A Novel Mitochondrial Signaling Pathway Activated by Visible-to-near Infrared Radiation is one of Tiina Karu's big papers, which basically outlines the effect that laser irradiation has on cellular metobolism. I quote her: "The comparative analysis of action spectra allows the conclusions that first, CuA and CuB chromophores of cytochrome c oxidase could be involved as photoacceptors and second, various signaling pathways (reaction channels) between cytochrome c oxidase and cell attachment regulation are at work."
Absorption Measurements of Cell Monolayers Relevant to Mechanisms of Laser Phototherapy: Reduction or Oxidation of Cytochrome c Oxidase Under Laser Radiation at 632.8 nm is Tiina Karu's BIG DOG paper. I quote her again: irradiation "causes either a (transient) relative reduction of the photoacceptor, putatively cytochrome c oxidase, or its (transient) relative oxidation, depending on the initial redox status of the photoacceptor." This is exactly the back-and-forth handshaking mechanism addressed in the my literature. Basically, cytochrome c oxidase undergoes a cyclic process of oxidation and reduction, and the absorption by a photon can stimulate the progression of this cycle. In this particular study she used a HeNe laser at 632.8 nm on cell monolayers, but most of her literature (including the references above) concludes that there are several peaks in absorption of this enzyme, most of which is in the NIR.
Characterization of the near infrared absorption spectra of cytochrome aa 3 and haemoglobin for the non-invasive monitoring of cerebral oxygenation is the reference from which I extracted the data for our absorption chart for cytochrome and hemoglobin. This paper does not address the mechanisms of action of laser therapy and so is not skewed by its practitioners. Instead, this gives a good historical reference on how people, specifically neurologists and neurosurgeons, started to use NIR radiation, as well as clean, unbiased data about in vivo absorption of the principal chromophores in the body.
Mechanisms of Low Level Light Therapy is Michael Hamblin's (Harvard) paper. This is probably the most accurate and detailed review of the mechanisms of laser therapy. Most of the points addressed above, as well as many others are covered in this paper. It is important to note that the term "Low Level" is a relative term, originally devised to delineate therapeutic from surgical devices. Class III laser companies tend to skew this definition to exclude Class IV modalities, but even in Dr. Hamblin's suggested dose parameters he defines a relevant therapeutic dose on the order of 10-50 Joules/cm2, which is exactly the range of doses that our protocols have been designed to deliver AT THE DEPTH OF THE AILMENT INSIDE THE PATIENT.
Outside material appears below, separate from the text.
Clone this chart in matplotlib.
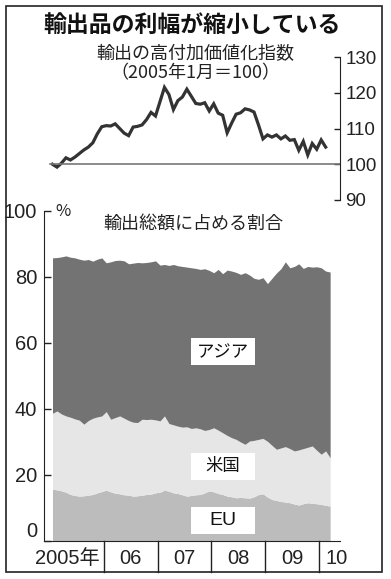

Near-Infrared Time-Resolved Optical Absorption Studies of the Reaction of Fully Reduced Cytochrome c Oxidase with Dioxygen shows more data on the absorption spectrum of the different oxidation states of cytochrome c oxidase. Remember that the reduction of dioxygen (O-2) to water, the process that is fully measured and documented in this study, is exactly the process that creates ATP, chemical energy.
Targeted Increase in Cerebral Blood Flow by Transcranial Near-Infrared Laser Irradiation
supports the first mechanism we maintain, which is the increase of local circulation from laser irradiation. They showed that with an 808 nm beam, you can get significant increases in cerebral blood flow in vivo. Notice they used up to 3.2 Watts/cm2 on mice to penetrate the skull. This also supports the use of Class IV lasers on the basis of penetration, since being larger creatures, humans will require higher power for irradiation to penetrate in useful treatment times. Again, this is unbiased research where no mention of brand name is made.